Rows from a dataset of charts and code:

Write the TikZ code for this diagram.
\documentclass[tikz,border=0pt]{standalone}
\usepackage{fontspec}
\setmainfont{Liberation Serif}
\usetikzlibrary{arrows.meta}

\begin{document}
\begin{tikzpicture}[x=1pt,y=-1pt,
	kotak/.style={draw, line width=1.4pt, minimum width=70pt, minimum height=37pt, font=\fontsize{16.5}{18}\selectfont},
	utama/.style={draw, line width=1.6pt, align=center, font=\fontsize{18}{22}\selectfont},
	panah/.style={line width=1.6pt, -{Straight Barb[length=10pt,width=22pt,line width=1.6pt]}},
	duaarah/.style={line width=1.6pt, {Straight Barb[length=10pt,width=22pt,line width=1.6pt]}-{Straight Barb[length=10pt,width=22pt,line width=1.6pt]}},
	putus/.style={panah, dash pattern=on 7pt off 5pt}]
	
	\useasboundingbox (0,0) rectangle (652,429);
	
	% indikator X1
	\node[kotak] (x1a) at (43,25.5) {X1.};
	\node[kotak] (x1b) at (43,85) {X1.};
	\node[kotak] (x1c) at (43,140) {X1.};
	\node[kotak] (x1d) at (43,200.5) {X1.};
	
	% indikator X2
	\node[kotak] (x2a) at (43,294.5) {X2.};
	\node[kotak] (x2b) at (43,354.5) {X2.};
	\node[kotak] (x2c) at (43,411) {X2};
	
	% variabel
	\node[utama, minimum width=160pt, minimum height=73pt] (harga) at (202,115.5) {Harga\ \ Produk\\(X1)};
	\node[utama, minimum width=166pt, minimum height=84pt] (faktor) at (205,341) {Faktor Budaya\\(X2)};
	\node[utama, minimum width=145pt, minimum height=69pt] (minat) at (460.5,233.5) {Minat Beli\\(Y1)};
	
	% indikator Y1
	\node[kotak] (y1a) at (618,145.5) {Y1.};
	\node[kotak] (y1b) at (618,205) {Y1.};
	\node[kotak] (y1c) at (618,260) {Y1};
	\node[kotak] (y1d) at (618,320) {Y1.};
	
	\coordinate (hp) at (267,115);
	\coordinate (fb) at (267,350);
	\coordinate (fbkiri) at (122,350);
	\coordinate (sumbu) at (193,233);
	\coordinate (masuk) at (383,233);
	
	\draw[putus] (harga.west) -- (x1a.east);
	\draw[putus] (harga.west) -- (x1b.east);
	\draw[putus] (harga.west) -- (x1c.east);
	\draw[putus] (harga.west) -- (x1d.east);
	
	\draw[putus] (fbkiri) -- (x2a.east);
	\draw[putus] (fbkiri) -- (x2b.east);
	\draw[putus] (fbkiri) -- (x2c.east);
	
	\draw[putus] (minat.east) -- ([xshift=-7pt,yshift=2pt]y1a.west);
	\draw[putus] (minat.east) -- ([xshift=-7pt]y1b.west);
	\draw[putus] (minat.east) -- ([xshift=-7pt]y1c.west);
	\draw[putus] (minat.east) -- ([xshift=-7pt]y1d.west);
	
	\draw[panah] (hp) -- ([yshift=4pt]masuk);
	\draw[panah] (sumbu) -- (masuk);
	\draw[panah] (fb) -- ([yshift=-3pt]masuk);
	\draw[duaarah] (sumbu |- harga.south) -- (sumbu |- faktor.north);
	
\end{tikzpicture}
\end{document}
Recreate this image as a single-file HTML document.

> _TASK DESCRIPTION_
Reproduce the complete data exactly as presented above.

> _RESPONSE_
Write the TikZ code for this diagram.
\documentclass[tikz,border=0pt]{standalone}
\usepackage{fontspec}
\setmainfont{Liberation Serif}
\usetikzlibrary{arrows.meta}

\begin{document}
\begin{tikzpicture}[x=1pt,y=-1pt,
	kotak/.style={draw, line width=1.4pt, minimum width=70pt, minimum height=37pt, font=\fontsize{16.5}{18}\selectfont},
	utama/.style={draw, line width=1.6pt, align=center, font=\fontsize{18}{22}\selectfont},
	panah/.style={line width=1.6pt, -{Straight Barb[length=10pt,width=22pt,line width=1.6pt]}},
	duaarah/.style={line width=1.6pt, {Straight Barb[length=10pt,width=22pt,line width=1.6pt]}-{Straight Barb[length=10pt,width=22pt,line width=1.6pt]}},
	putus/.style={panah, dash pattern=on 7pt off 5pt}]
	
	\useasboundingbox (0,0) rectangle (652,429);
	
	% indikator X1
	\node[kotak] (x1a) at (43,25.5) {X1.};
	\node[kotak] (x1b) at (43,85) {X1.};
	\node[kotak] (x1c) at (43,140) {X1.};
	\node[kotak] (x1d) at (43,200.5) {X1.};
	
	% indikator X2
	\node[kotak] (x2a) at (43,294.5) {X2.};
	\node[kotak] (x2b) at (43,354.5) {X2.};
	\node[kotak] (x2c) at (43,411) {X2};
	
	% variabel
	\node[utama, minimum width=160pt, minimum height=73pt] (harga) at (202,115.5) {Harga\ \ Produk\\(X1)};
	\node[utama, minimum width=166pt, minimum height=84pt] (faktor) at (205,341) {Faktor Budaya\\(X2)};
	\node[utama, minimum width=145pt, minimum height=69pt] (minat) at (460.5,233.5) {Minat Beli\\(Y1)};
	
	% indikator Y1
	\node[kotak] (y1a) at (618,145.5) {Y1.};
	\node[kotak] (y1b) at (618,205) {Y1.};
	\node[kotak] (y1c) at (618,260) {Y1};
	\node[kotak] (y1d) at (618,320) {Y1.};
	
	\coordinate (hp) at (267,115);
	\coordinate (fb) at (267,350);
	\coordinate (fbkiri) at (122,350);
	\coordinate (sumbu) at (193,233);
	\coordinate (masuk) at (383,233);
	
	\draw[putus] (harga.west) -- (x1a.east);
	\draw[putus] (harga.west) -- (x1b.east);
	\draw[putus] (harga.west) -- (x1c.east);
	\draw[putus] (harga.west) -- (x1d.east);
	
	\draw[putus] (fbkiri) -- (x2a.east);
	\draw[putus] (fbkiri) -- (x2b.east);
	\draw[putus] (fbkiri) -- (x2c.east);
	
	\draw[putus] (minat.east) -- ([xshift=-7pt,yshift=2pt]y1a.west);
	\draw[putus] (minat.east) -- ([xshift=-7pt]y1b.west);
	\draw[putus] (minat.east) -- ([xshift=-7pt]y1c.west);
	\draw[putus] (minat.east) -- ([xshift=-7pt]y1d.west);
	
	\draw[panah] (hp) -- ([yshift=4pt]masuk);
	\draw[panah] (sumbu) -- (masuk);
	\draw[panah] (fb) -- ([yshift=-3pt]masuk);
	\draw[duaarah] (sumbu |- harga.south) -- (sumbu |- faktor.north);
	
\end{tikzpicture}
\end{document}
Recreate this image as a single-file HTML document.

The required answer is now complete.